A ‘lifespan approach’ to women’s health

The CWHR takes what Regensteiner calls a “lifespan approach,” with researchers studying fetal programming, adolescent obesity, type 1 and type 2 diabetes in youth, sex hormones in young women, and diabetes, osteoporosis and heart disease in middle-aged and older women. “Teens never used to get type 2 diabetes,” says Regensteiner. “But as lifestyles become more sedentary and overweight becomes more prevalent, they’re getting type 2 diabetes in increasing numbers. That might even mean we’ll start to see younger and younger people having heart attacks.”

Other projects sponsored by the CWHR include using behavior change techniques to increase physical activity to people with diabetes using technology in the clinical setting, understanding how the causes of obesity begin in the womb, and working with big data to study peripartum cardiomyopathy in women.

Closing the gap in women’s health research

Established in 2004 to try to close the gap in knowledge about women’s health and sex differences research, the CWHR today supports 45 young MD and PhD scientists, primarily through seed grants awarded from the center in a peer review process. All types of science are included, ranging from basic science to clinical and translational research to epidemiology and big data. To date, the CWHR has provided approximately $1million in seed grants, helping to leverage over $42 million in external funding, mostly from the National Institutes of Health. Additional sources of funding for junior faculty include the $2.5 million Building Interdisciplinary Research Careers in Women’s Health NIH K-12 grant, of which Regensteiner is PI, and the new Doris Duke Fund to Retain Clinical Scientists.
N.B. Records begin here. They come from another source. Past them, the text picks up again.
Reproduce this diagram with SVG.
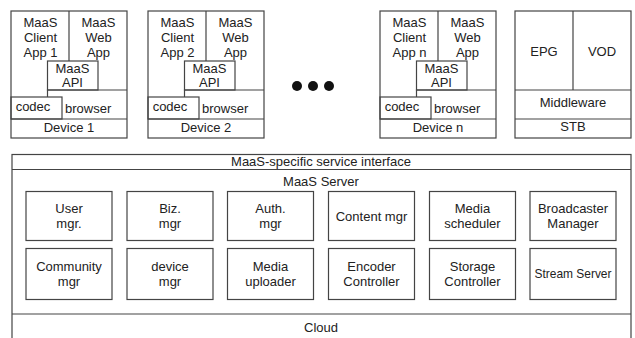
<svg xmlns="http://www.w3.org/2000/svg" width="635" height="338" viewBox="0 0 635 338">
  <style>
    .ln { fill: none; stroke: #444; stroke-width: 1.2; }
    .bx { fill: #fff; stroke: #444; stroke-width: 1.2; }
    text { font-family: "Liberation Sans", Arial, sans-serif; font-size: 13px; fill: #222; text-anchor: middle; }
    .l { text-anchor: start; }
    .dot { fill: #111; }
  </style>
  <rect width="635" height="338" fill="#fff"/>

  <!-- client devices: same stack, shifted per device -->
  <defs>
    <g id="stack">
      <rect class="ln" x="0" y="0" width="116" height="127"/>
      <line class="ln" x1="58" y1="0" x2="58" y2="50"/>
      <rect class="bx" x="36.5" y="50" width="50.5" height="29"/>
      <polyline class="ln" points="36.5,86 36.5,79 116,79"/>
      <rect class="ln" x="0" y="86" width="51" height="22"/>
      <line class="ln" x1="0" y1="108" x2="116" y2="108"/>
      <text x="29.5" y="16">MaaS</text>
      <text x="87.5" y="16">MaaS</text>
      <text x="87.5" y="31">Web</text>
      <text x="87.5" y="46">App</text>
      <text x="61.5" y="61.5">MaaS</text>
      <text x="61.5" y="75.5">API</text>
      <text x="22" y="100">codec</text>
      <text class="l" x="54" y="102">browser</text>
    </g>
  </defs>

  <g id="device1" transform="translate(11,11)">
    <use href="#stack"/>
    <text x="29.5" y="31">Client</text>
    <text x="29.5" y="46">App 1</text>
    <text x="58" y="121">Device 1</text>
  </g>
  <g id="device2" transform="translate(148,11)">
    <use href="#stack"/>
    <text x="29.5" y="31">Client</text>
    <text x="29.5" y="46">App 2</text>
    <text x="58" y="121">Device 2</text>
  </g>
  <g id="devicen" transform="translate(380,11)">
    <use href="#stack"/>
    <text x="29.5" y="31">Client</text>
    <text x="29.5" y="46">App n</text>
    <text x="58" y="121">Device n</text>
  </g>

  <g id="ellipsis">
    <circle class="dot" cx="297" cy="86" r="5"/>
    <circle class="dot" cx="313" cy="86" r="5"/>
    <circle class="dot" cx="329" cy="86" r="5"/>
  </g>

  <g id="stb" transform="translate(515,11)">
    <rect class="ln" x="0" y="0" width="116" height="127"/>
    <line class="ln" x1="58" y1="0" x2="58" y2="79"/>
    <line class="ln" x1="0" y1="79" x2="116" y2="79"/>
    <line class="ln" x1="0" y1="108" x2="116" y2="108"/>
    <text x="29" y="45">EPG</text>
    <text x="87" y="45">VOD</text>
    <text x="58" y="96">Middleware</text>
    <text x="58" y="120">STB</text>
  </g>

  <!-- cloud platform -->
  <g id="cloud">
    <rect class="ln" x="12" y="154.5" width="619" height="190"/>
    <line class="ln" x1="12" y1="169.5" x2="631" y2="169.5"/>
    <line class="ln" x1="12" y1="314" x2="631" y2="314"/>
    <text x="321" y="166">MaaS-specific service interface</text>
    <text x="321" y="186">MaaS Server</text>
    <text x="321" y="332">Cloud</text>
  </g>

  <g id="user-mgr"><rect class="bx" x="26" y="191.5" width="86" height="49"/><text x="69" y="213">User</text><text x="69" y="228">mgr.</text></g>
  <g id="biz-mgr"><rect class="bx" x="127" y="191.5" width="86" height="49"/><text x="170" y="213">Biz.</text><text x="170" y="228">mgr</text></g>
  <g id="auth-mgr"><rect class="bx" x="227.5" y="191.5" width="86" height="49"/><text x="270.5" y="213">Auth.</text><text x="270.5" y="228">mgr</text></g>
  <g id="content-mgr"><rect class="bx" x="328.5" y="191.5" width="86" height="49"/><text x="371.5" y="221">Content mgr</text></g>
  <g id="media-scheduler"><rect class="bx" x="429.5" y="191.5" width="86" height="49"/><text x="472.5" y="213">Media</text><text x="472.5" y="228">scheduler</text></g>
  <g id="broadcaster-manager"><rect class="bx" x="530" y="191.5" width="86" height="49"/><text x="573" y="213">Broadcaster</text><text x="573" y="228">Manager</text></g>

  <g id="community-mgr"><rect class="bx" x="26" y="248.5" width="86" height="51"/><text x="69" y="271">Community</text><text x="69" y="286">mgr</text></g>
  <g id="device-mgr"><rect class="bx" x="127" y="248.5" width="86" height="51"/><text x="170" y="271">device</text><text x="170" y="286">mgr</text></g>
  <g id="media-uploader"><rect class="bx" x="227.5" y="248.5" width="86" height="51"/><text x="270.5" y="271">Media</text><text x="270.5" y="286">uploader</text></g>
  <g id="encoder-controller"><rect class="bx" x="328.5" y="248.5" width="86" height="51"/><text x="371.5" y="271">Encoder</text><text x="371.5" y="286">Controller</text></g>
  <g id="storage-controller"><rect class="bx" x="429.5" y="248.5" width="86" height="51"/><text x="472.5" y="271">Storage</text><text x="472.5" y="286">Controller</text></g>
  <g id="stream-server"><rect class="bx" x="530" y="248.5" width="86" height="51"/><text x="573" y="278" textLength="77" lengthAdjust="spacingAndGlyphs">Stream Server</text></g>
</svg>
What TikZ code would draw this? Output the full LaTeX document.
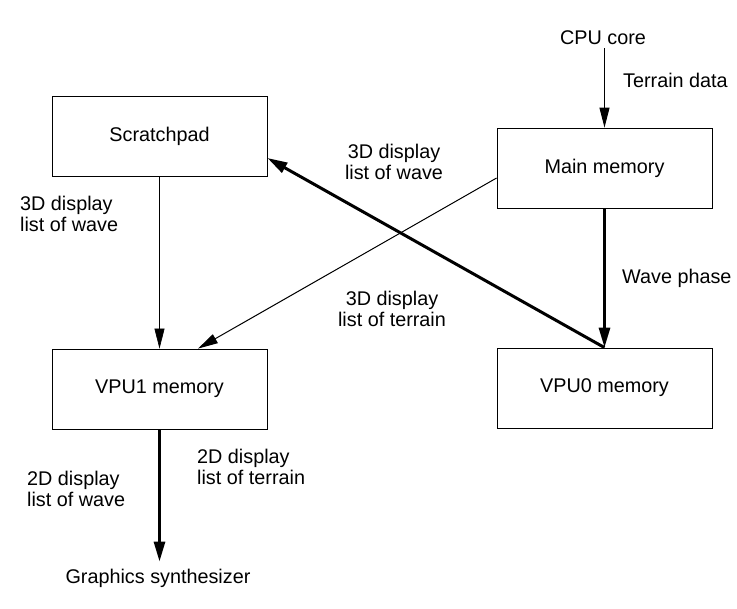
\documentclass[tikz,border=0pt]{standalone}
\usepackage{fontspec}
\setmainfont{Liberation Sans}
\usetikzlibrary{arrows.meta}

\begin{document}
\begin{tikzpicture}[x=1pt,y=-1pt,every node/.style={align=center,font=\fontsize{19.8}{21}\selectfont},
	unit/.style={draw,line width=0.8pt,minimum width=215pt,minimum height=80pt,inner sep=0pt},
	label/.style={inner sep=0pt},
	bus/.style={line width=3pt,-{Triangle[length=20pt,width=11pt]}},
	thinbus/.style={line width=1pt,-{Triangle[length=20pt,width=10pt]}},
	feed/.style={line width=0.6pt,-{Triangle[length=20pt,width=10pt]}}]
		\useasboundingbox (0,0) rectangle (737,609);
		% boxes
		\node[unit] (scratch) at (159.5,136) {Scratchpad};
		\node[unit] (main) at (604.5,168) {Main memory};
		\node[unit] (vpuone) at (159.5,389) {VPU1 memory};
		\node[unit] (vpuzero) at (604.5,388) {VPU0 memory};
		% free ends
		\node[label] (cpu) at (603,38) {CPU core};
		\node[label] (gs) at (158,578) {Graphics synthesizer};
		% labels on the connectors
		\node[label,anchor=west] (terrain) at (623,80) {Terrain data};
		\node[label,anchor=west] (phase) at (622,278) {Wave phase};
		\node[label,align=left,anchor=west] (waveleft) at (20,214) {3D display\\list of wave};
		\node[label] (wavemid) at (394,162) {3D display\\list of wave};
		\node[label] (terrainmid) at (392,309) {3D display\\list of terrain};
		\node[label,align=left,anchor=west] (terraintwo) at (197,467) {2D display\\list of terrain};
		\node[label,align=left,anchor=west] (wavetwo) at (27,489) {2D display\\list of wave};
		% connectors
		\draw[thinbus,shorten <=3pt] (cpu.south -| main.north) -- (main.north);
		\draw[bus] (main.south) -- (vpuzero.north);
		\draw[bus] (vpuzero.north) -- ([yshift=-22pt]scratch.east);
		\draw[thinbus] ([yshift=-10pt]main.west) -- ([xshift=38.5pt]vpuone.north);
		\draw[feed] (scratch.south) -- (vpuone.north);
		\draw[bus,shorten >=7pt] (vpuone.south) -- (gs.north -| vpuone.south);
	\end{tikzpicture}
\end{document}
In addition to its competitive grants, the CWHR mentors the next generation of scientists and teaches them skills they will need as academics, including various aspects of career development, how to apply for a grant and how to give talks, not only to professional colleagues but also to the public.

Growth in the community

When Regensteiner and the other founders started the center, they realized they couldn’t ask the university for all the money such an endeavor would require. Since its inception, the CWHR has had a strong community presence in the form of an extremely supportive community Advisory Board, which has also played a key role in raising money for the CWHR. In 2013, the CWHR’s first (and founding) Advisory Board Chair, Judi Wagner and her husband, Joe, led efforts to endow one of the first chairs in women’s health research in the country, the Judith and Joseph Wagner Chair in Women’s Health Research, held by Regensteiner. The CWHR has just completed its second Chair, the Nancy Anschutz Chair in Women’s Health Research. “The role of the community in the CWHR’s development and evolution cannot be overstated and has played a huge role in the growth and culture of the center,” says Regensteiner.

As part of the CHWR’s community outreach, the center offers programs for the public, health care professionals and the academic community that feature experts from around the country speaking on a variety of topics. The center has partnered with University of Colorado Hospital for the successful “Let’s Talk” series, a public series of talks focused on presenting evidence-based information on important topics.

In the more than 10 years the center has been operating, Regensteiner has noticed a sea change in women’s health issues. “Other centers are starting to spring up across the country. I get contacted a lot by people who want to start women’s health research centers,” she says. “We’re learning new things. The field of women’s health research and sex difference research is growing, and I’m delighted about that.”